The Lakers are combing through all kinds of retreads in the second phase of their head coaching search since Tyronn Lue removed himself from consideration for the job.

One name that is not that on the new list, however, is Tom Thibodeau. In a radio appearance, he said he was “open” to that changing:

On the surface, this is a bit surprising. Thibodeau fits the mold of Mike Woodson, Lionel Hollins, J.B. Bickerstaff, and Frank Vogel as recently-fired head coaches who didn’t quite impress at their last stop. He was previously linked to the Los Angeles head coaching job in 2016 before the Lakers hired Luke Walton, partly because he believed in the team’s potential as a superstar destination. However, Thibodeau took the Minnesota job before Mitch Kupchak and Jim Buss conducted their coaching search.

Like Vogel, Thibodeau was also mentioned as a potential candidate for the Lakers’ lead assistant job this year, including by Lue during his interview process. People around LeBron James also indicated that the superstar would be interested in having Thibodeau on the Lakers staff. Now that Lue is off the table, and the front office is trying to make clear that James’ preferences are not dictating this process, it is somewhat understandable that Thibodeau is not yet on their wish list.

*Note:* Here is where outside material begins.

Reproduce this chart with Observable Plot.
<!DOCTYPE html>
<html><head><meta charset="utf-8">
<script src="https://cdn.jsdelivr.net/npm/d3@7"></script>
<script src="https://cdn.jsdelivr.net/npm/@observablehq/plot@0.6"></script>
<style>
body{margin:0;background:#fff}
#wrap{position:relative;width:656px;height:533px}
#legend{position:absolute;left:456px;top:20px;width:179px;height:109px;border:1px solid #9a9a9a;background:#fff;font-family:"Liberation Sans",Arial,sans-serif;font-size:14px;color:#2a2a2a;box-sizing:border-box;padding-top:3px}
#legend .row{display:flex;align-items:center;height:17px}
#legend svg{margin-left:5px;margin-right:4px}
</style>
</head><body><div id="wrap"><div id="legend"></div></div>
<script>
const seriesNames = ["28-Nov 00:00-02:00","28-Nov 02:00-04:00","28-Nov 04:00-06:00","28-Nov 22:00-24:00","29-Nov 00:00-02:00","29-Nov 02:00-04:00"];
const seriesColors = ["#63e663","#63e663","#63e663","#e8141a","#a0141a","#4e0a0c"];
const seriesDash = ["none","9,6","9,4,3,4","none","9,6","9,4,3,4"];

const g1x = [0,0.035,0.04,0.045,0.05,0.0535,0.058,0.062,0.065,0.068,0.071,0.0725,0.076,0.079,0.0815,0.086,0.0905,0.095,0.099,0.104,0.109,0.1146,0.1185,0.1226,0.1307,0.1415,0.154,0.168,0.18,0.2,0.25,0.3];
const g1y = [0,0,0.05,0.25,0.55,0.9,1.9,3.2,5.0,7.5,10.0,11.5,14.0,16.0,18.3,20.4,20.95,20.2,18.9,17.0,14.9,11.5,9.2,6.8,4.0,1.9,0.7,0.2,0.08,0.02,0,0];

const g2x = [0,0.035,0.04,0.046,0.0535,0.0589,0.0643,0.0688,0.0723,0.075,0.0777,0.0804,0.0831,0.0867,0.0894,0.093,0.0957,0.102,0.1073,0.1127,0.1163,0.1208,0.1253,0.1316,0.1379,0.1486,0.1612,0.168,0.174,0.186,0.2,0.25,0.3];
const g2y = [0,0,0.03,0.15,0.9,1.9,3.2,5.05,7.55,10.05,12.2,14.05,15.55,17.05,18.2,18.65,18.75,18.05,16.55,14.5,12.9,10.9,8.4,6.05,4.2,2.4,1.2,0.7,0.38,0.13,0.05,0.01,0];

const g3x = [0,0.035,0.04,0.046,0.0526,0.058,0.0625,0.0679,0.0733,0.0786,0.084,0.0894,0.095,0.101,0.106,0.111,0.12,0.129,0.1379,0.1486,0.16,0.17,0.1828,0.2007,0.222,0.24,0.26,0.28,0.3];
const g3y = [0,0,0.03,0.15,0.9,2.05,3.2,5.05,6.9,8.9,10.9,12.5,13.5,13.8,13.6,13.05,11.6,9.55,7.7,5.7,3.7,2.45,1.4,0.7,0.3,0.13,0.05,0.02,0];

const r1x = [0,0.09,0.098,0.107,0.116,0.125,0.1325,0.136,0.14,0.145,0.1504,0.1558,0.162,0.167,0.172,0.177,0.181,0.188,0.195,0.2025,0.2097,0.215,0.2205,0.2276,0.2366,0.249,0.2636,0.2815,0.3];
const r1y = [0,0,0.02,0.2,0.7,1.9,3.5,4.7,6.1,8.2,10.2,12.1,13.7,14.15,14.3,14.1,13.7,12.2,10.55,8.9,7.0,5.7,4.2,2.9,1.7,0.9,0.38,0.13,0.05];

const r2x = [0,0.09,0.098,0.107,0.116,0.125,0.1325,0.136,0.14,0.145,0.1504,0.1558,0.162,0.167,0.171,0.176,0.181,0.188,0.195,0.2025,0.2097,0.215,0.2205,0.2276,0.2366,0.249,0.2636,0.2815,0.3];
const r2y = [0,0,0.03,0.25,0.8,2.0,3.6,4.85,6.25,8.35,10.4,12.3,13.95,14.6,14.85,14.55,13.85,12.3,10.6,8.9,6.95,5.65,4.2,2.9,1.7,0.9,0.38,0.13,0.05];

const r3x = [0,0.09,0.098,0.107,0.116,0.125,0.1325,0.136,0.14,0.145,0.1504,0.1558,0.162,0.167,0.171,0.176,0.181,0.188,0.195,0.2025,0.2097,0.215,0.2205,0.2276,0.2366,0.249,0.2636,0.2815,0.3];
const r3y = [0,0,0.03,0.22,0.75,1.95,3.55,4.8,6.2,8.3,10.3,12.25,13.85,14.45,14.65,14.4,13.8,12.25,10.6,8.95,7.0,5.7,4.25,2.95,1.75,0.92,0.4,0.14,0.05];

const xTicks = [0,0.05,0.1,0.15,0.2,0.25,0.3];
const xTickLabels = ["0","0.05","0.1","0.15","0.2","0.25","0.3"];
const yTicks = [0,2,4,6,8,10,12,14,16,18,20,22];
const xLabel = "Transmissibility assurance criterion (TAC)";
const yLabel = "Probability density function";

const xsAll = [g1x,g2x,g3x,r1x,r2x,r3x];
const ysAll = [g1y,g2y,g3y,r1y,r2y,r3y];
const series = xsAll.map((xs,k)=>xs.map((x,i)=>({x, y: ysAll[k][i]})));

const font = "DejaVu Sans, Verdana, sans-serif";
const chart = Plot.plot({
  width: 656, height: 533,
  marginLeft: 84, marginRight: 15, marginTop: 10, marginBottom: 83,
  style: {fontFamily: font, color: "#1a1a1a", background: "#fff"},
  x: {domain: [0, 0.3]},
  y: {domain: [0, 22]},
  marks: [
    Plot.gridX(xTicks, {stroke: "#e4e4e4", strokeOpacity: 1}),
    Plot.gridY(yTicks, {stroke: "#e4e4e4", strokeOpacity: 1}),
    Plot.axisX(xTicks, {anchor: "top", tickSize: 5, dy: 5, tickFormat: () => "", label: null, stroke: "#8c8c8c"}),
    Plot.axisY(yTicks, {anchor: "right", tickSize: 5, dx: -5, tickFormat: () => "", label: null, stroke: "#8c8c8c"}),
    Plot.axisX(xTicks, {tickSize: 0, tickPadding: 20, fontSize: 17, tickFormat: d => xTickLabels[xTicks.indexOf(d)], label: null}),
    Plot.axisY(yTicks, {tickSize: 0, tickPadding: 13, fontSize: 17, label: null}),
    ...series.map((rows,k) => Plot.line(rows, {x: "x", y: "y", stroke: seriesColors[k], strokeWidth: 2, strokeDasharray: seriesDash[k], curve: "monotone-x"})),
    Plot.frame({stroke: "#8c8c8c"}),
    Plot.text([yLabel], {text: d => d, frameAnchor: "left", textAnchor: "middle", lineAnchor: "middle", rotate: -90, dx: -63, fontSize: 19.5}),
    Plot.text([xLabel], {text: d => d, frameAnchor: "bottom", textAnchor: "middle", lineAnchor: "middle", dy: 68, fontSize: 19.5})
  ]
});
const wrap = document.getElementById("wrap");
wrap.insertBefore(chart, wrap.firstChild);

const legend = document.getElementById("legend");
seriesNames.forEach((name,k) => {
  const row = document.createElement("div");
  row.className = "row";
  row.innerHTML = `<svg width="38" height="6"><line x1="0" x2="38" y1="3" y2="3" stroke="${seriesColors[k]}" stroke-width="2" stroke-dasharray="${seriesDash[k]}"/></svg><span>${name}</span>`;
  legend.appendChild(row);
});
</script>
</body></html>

Another reason the Lakers may not have reached out to Thibodeau is because he is probably out of their price range. The team reportedly only offered Lue a 3-year, $18 million deal, which sounds like it came after an initial lower offer. Thibodeau, meanwhile, is coming off a five-year deal reportedly worth $40 million to be the Timberwolves’ head coach and president of basketball operations. The Lakers would be well within their rights to offer less considering Thibodeau would only be occupying half as many roles, but considering how much money Minnesota still owes him to not work, it would probably take a hefty contract to woo him. If the Lakers’ negotiations with Lue are any indication, they may not be interested in offering such a deal.

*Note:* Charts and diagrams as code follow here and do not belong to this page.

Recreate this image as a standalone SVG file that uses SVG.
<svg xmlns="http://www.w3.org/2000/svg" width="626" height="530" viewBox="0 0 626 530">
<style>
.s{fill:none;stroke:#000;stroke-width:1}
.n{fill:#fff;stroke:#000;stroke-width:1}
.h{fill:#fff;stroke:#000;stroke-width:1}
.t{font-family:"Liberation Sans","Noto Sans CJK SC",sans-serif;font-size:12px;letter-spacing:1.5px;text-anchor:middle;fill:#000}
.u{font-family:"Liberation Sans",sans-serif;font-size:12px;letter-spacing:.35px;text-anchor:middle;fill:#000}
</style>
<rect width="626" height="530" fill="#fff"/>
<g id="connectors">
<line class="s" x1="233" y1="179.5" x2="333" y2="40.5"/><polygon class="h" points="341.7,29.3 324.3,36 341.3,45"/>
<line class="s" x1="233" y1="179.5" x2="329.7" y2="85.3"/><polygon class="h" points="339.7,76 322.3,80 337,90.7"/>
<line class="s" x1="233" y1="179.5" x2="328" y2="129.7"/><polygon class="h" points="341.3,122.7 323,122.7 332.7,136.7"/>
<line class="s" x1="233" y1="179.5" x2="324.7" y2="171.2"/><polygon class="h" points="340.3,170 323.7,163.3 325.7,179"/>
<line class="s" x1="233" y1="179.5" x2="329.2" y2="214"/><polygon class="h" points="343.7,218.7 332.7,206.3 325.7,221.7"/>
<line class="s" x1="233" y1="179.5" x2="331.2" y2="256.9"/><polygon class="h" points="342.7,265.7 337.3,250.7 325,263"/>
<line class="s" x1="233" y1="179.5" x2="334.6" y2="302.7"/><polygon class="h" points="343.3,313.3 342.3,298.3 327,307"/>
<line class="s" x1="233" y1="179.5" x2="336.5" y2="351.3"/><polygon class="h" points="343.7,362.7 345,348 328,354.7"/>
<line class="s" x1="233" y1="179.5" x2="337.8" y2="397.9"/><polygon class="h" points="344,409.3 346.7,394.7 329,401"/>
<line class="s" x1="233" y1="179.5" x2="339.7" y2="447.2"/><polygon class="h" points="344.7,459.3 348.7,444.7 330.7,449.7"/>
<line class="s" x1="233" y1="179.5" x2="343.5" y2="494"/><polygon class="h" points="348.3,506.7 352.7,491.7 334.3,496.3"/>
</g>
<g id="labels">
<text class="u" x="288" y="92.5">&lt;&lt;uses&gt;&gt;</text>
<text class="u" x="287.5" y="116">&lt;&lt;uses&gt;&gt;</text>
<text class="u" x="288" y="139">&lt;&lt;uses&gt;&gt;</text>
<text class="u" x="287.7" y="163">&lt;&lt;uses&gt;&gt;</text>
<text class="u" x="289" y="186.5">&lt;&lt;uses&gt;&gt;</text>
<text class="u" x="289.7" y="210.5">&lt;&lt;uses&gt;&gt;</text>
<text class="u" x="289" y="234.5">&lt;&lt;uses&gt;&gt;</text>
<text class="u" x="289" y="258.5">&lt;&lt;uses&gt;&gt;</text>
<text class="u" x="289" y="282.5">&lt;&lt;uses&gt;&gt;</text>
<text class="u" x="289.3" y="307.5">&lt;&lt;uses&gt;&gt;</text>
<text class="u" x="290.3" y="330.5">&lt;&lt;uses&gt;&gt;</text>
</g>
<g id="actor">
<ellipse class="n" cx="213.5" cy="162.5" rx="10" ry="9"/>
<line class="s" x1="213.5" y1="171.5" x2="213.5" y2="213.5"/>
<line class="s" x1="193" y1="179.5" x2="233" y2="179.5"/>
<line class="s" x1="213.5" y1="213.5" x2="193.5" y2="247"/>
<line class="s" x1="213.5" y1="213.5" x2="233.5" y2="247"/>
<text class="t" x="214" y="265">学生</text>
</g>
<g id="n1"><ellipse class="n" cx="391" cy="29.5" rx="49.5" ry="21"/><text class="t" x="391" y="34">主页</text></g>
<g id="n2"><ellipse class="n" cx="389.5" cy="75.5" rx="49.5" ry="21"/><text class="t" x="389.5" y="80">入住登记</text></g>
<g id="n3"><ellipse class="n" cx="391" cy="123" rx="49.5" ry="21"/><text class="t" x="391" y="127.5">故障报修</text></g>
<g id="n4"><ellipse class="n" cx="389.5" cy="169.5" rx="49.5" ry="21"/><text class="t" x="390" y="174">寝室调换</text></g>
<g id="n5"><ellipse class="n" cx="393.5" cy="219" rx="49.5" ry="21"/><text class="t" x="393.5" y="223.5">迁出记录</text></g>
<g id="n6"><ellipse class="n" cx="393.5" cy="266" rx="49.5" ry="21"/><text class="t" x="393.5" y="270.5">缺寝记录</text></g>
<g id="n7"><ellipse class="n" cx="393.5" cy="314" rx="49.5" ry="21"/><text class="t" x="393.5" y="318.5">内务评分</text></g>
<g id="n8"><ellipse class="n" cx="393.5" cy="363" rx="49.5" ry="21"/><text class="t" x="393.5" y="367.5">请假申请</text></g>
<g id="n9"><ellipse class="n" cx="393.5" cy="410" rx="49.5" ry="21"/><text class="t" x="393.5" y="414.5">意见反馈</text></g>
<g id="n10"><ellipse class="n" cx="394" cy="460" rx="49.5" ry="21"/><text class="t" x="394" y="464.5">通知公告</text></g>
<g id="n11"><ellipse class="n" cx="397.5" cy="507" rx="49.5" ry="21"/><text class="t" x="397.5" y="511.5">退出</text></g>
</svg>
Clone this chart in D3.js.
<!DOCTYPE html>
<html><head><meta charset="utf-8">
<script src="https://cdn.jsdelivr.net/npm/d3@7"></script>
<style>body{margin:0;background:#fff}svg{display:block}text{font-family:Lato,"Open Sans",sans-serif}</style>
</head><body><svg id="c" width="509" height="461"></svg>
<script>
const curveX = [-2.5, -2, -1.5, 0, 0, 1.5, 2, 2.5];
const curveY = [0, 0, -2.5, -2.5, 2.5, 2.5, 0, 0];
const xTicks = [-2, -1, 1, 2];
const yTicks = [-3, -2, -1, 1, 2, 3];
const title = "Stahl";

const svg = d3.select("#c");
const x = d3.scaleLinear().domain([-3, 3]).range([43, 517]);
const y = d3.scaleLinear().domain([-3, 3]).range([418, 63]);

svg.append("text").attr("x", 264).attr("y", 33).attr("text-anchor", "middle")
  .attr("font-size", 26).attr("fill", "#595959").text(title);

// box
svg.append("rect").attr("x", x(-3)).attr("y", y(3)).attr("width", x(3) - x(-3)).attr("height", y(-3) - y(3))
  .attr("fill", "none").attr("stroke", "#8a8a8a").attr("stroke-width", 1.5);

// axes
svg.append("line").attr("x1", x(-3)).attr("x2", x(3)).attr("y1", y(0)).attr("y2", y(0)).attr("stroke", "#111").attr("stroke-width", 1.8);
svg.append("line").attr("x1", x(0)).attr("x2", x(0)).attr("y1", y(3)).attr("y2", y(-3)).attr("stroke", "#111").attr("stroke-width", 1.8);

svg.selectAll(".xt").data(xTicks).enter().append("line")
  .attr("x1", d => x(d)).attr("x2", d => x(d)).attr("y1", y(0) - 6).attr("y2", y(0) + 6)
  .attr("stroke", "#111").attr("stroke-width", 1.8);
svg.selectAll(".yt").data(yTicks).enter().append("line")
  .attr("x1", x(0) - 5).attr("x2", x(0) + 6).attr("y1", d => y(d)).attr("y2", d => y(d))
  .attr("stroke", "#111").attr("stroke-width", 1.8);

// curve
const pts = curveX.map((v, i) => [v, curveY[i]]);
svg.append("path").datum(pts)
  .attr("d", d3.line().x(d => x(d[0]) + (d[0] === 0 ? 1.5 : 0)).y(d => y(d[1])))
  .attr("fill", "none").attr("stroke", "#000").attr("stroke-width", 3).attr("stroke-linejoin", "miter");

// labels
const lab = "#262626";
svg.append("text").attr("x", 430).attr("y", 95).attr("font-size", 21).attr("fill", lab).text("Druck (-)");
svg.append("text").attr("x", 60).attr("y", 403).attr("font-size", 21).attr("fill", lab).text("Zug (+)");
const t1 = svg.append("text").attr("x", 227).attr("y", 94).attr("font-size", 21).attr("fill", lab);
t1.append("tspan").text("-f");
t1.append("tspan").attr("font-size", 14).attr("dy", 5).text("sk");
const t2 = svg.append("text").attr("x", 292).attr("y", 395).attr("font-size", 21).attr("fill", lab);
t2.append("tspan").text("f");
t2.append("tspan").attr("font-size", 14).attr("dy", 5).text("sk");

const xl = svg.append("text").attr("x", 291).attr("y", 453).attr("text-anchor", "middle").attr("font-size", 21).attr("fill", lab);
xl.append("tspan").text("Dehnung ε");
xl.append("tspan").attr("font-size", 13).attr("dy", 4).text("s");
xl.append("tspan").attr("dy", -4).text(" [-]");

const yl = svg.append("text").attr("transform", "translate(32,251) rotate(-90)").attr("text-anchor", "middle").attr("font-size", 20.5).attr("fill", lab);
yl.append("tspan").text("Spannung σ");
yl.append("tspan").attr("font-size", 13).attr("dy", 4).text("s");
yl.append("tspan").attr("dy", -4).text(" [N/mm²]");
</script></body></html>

Thibodeau probably wouldn’t be a good coach, both because of his inability to produce a modern offense or a competent defense with the Wolves, and also because he tends to wear his players out. That would be a particularly bad fit with an aging James and a brittle young core in Los Angeles.

While the Lakers’ head coaching drama persists, at minimum keeping Thibodeau out of the search is one sane decision. At least until when and if he speaks his candidacy into existence, that is.